Proposed irrigation agreement won’t hold water
The Flathead Joint Board of Control has voted to recommend that irrigators vote in favor of the negotiated Water Use Agreement. It also authorized the expenditure of more than $30,000 to “educate” irrigators and poll their support, or lack thereof, for the WUA.
As three of the four FJBC commissioners who voted against recommending that irrigators vote in favor of the WUA, we would like to share some of the reasons for our opposition to this document.
This agreement negotiates away a vast quantity of water that is today available for use by irrigators. This is already a deficit irrigation project; we cannot afford to give up water. Additionally, it is doubtful whether improved efficiency and increased pumping will adequately replace this surrendered water. The quantity of water allowed for in the agreement could preclude irrigators from diversifying their operations with different crops or being able to adapt to changes in demand for certain crops. It could further preclude irrigators from adapting to further advances and development of crop species and from adapting to climate change.
In-stream flows are increased dramatically, even though the minimum in-stream flow levels of the past 25 years have proven to adequately protect fish.
Minimum pool elevations in most project reservoirs are increased, thus making less water available for irrigation.
The water right
Irrigators have been told repeatedly that an agreement wherein the holder of the water right allows us to use some of the water is just as good as owning the water right ourselves. We strongly disagree.
Irrigators have heard throughout the negotiation process that “all existing uses” of water would be protected. This agreement does not protect all existing uses, and instead in many instances erases decades of historic use. For example:
Flood irrigation: this is almost certainly a thing of the past under this agreement. Even if land is well suited for flood irrigation and sprinkler irrigation is not practical, in many cases the agreement does not allow for a sufficient quantity of water to continue flood irrigation even where there is adequate water today.
Non-quota water: there is no such classification in the agreement. Even if streams are at flood stage and overflowing their banks, an irrigator cannot use any of the water without it counting against his quota for the year.
Extra duty land: Water will no longer be delivered according to the duty system. Though the agreement has some provision to receive water above the annual FTA, it is capped at 2.0 acre-feet and has onerous requirements. Additionally, the burden of proof is on the irrigator to demonstrate usage, regardless of his historic “existing” use.

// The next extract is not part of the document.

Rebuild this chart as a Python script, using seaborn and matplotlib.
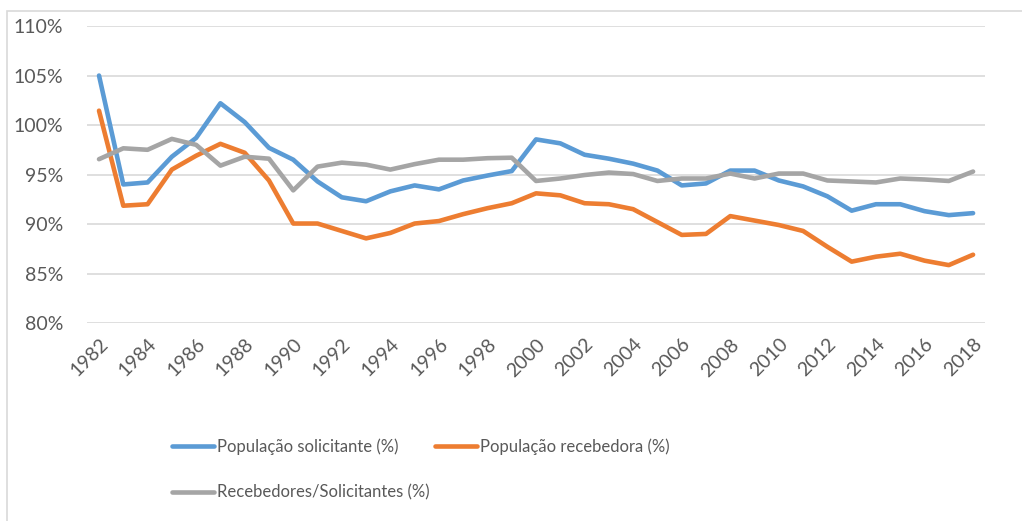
import pandas as pd
import matplotlib.pyplot as plt
import matplotlib.ticker as mticker
from matplotlib.patches import Rectangle
import seaborn as sns

# Dados (valores em %)
anos = list(range(1982, 2019))

solicitante = [105.0, 94.0, 94.2, 96.8, 98.7, 102.2, 100.3, 97.7, 96.5, 94.3,
               92.7, 92.3, 93.3, 93.9, 93.5, 94.4, 94.9, 95.35, 98.55, 98.15,
               97.0, 96.6, 96.1, 95.4, 93.9, 94.1, 95.4, 95.4, 94.4, 93.8,
               92.8, 91.35, 92.0, 92.0, 91.3, 90.9, 91.1]

recebedora = [101.45, 91.85, 92.0, 95.5, 96.9, 98.1, 97.2, 94.4, 90.05, 90.05,
              89.3, 88.55, 89.1, 90.05, 90.3, 91.0, 91.6, 92.1, 93.1, 92.9,
              92.1, 92.0, 91.5, 90.2, 88.9, 89.0, 90.8, 90.35, 89.9, 89.3,
              87.7, 86.2, 86.7, 87.0, 86.3, 85.85, 86.9]

razao = [96.55, 97.65, 97.5, 98.6, 98.0, 95.9, 96.8, 96.6, 93.4, 95.8,
         96.2, 96.0, 95.5, 96.05, 96.5, 96.5, 96.65, 96.7, 94.35, 94.6,
         94.95, 95.2, 95.05, 94.35, 94.6, 94.6, 95.1, 94.6, 95.1, 95.1,
         94.4, 94.3, 94.2, 94.6, 94.5, 94.35, 95.3]

series = ['População solicitante (%)', 'População recebedora (%)', 'Recebedores/Solicitantes (%)']
cores = ['#5B9BD5', '#ED7D31', '#A5A5A5']

df = pd.DataFrame({'Ano': anos, series[0]: solicitante, series[1]: recebedora, series[2]: razao})
df_long = df.melt(id_vars='Ano', var_name='Serie', value_name='Valor')

sns.set_theme(style="white")
plt.rcParams['font.family'] = ['Lato', 'DejaVu Sans']
texto = '#595959'

fig = plt.figure(figsize=(10.22, 5.21), dpi=100)
ax = fig.add_axes([0.085, 0.380, 0.879, 0.570])

# moldura do gráfico
fig.patches.append(Rectangle((0.007, -0.01), 1.2, 0.989, transform=fig.transFigure,
                             fill=False, edgecolor='#D9D9D9', lw=1.2))

sns.lineplot(data=df_long, x='Ano', y='Valor', hue='Serie', hue_order=series,
             palette=cores, linewidth=3.3, ax=ax, legend=False)

ax.set_xlim(1981.5, 2018.5)
ax.set_ylim(80, 110)
ax.set_yticks(range(80, 111, 5))
ax.yaxis.set_major_formatter(mticker.FuncFormatter(lambda v, p: f'{v:.0f}%'))
ax.set_xticks(anos[::2])
ax.set_xticklabels([str(a) for a in anos[::2]], rotation=45, ha='right',
                   rotation_mode='anchor')
ax.set_xlabel('')
ax.set_ylabel('')
ax.grid(axis='y', color='#D9D9D9', linewidth=1.2)
ax.set_axisbelow(True)
for s in ax.spines.values():
    s.set_visible(False)
ax.tick_params(axis='y', length=0, pad=17, labelsize=14, labelcolor=texto)
ax.tick_params(axis='x', length=0, pad=9, labelsize=14, labelcolor=texto)
for lbl in ax.get_xticklabels():
    lbl.set_x(lbl.get_position()[0])

# legenda abaixo do gráfico
linhas = ax.get_lines()
handles = [linhas[0], linhas[2], linhas[1]]
labels = [series[0], series[2], series[1]]
leg = fig.legend(handles, labels, loc='upper left',
                 bbox_to_anchor=(0.162, 1 - 432 / 521), bbox_transform=fig.transFigure,
                 ncol=2, frameon=False, fontsize=12, handlelength=2.5,
                 handletextpad=0.2, columnspacing=0.3, labelspacing=1.75,
                 labelcolor=texto, borderaxespad=0)

fig.savefig('out.png', dpi=100)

This agreement surrenders significant control of the project to entities in which most irrigators have no voice, no vote and little recourse.
In the Nov. 28 Valley Journal, a St. Ignatius irrigator wrote that, “Most of the irrigators start irrigating when soil moisture gets low and then stop when the water goes off in September, never questioning or measuring the amount of water they use.” We take strong exception to this statement and believe that irrigators are, by and large, quite efficient in their use of water. Many irrigators have improved their efficiency on their own and at their own cost by converting from flood irrigation to sprinkler irrigation where practical, or from sprinkler to pivot. There is always room for improved efficiency and it should be pursued, but only as individual irrigators can afford. Forced efficiency is not efficient.
As Sen. Verdell Jackson recently stated, “The Montana Reserved Water Rights Compact Commission was established by the legislature for the specific purpose of, ‘quantification, or the determination of the size of a federal reserved water right for the state adjudication process.’ In other words, how much water does the federal reservation occupied by the Confederated Salish and Kootenai Tribes need to fulfill the specific purposes of that reservation? The product of the water compact commission is now described in 1,100 pages of legal documents, maps and abstracts that fail to answer that fundamental question. The commission has gone well beyond their authority and negotiated a settlement that will place non-Indian people under tribal jurisdiction, separate water rights from private property, and give senior water rights to all of Western Montana’s major lakes and rivers to the tribes. In short, this compact will negatively impact the property rights and values of all of Western Montana.”
Though negotiations have been ongoing for the past several years, the real nuts and bolts of this agreement have only been dealt with and publicly available for several months. This agreement has seen bitter contention since it was first presented to the irrigators. The inexact science upon which it is based has been called into question. Many irrigators tell us they still do not understand the document or its implications and feel like they are being rushed into making a decision that will affect them and their descendents forever. Many more tell us they do understand it and do not like what it contains.
There is already legislation to extend the compact process to allow the parties to negotiate further. This agreement, and the subsequent compact, will control water use on the reservation forever. We had better be certain we have it right.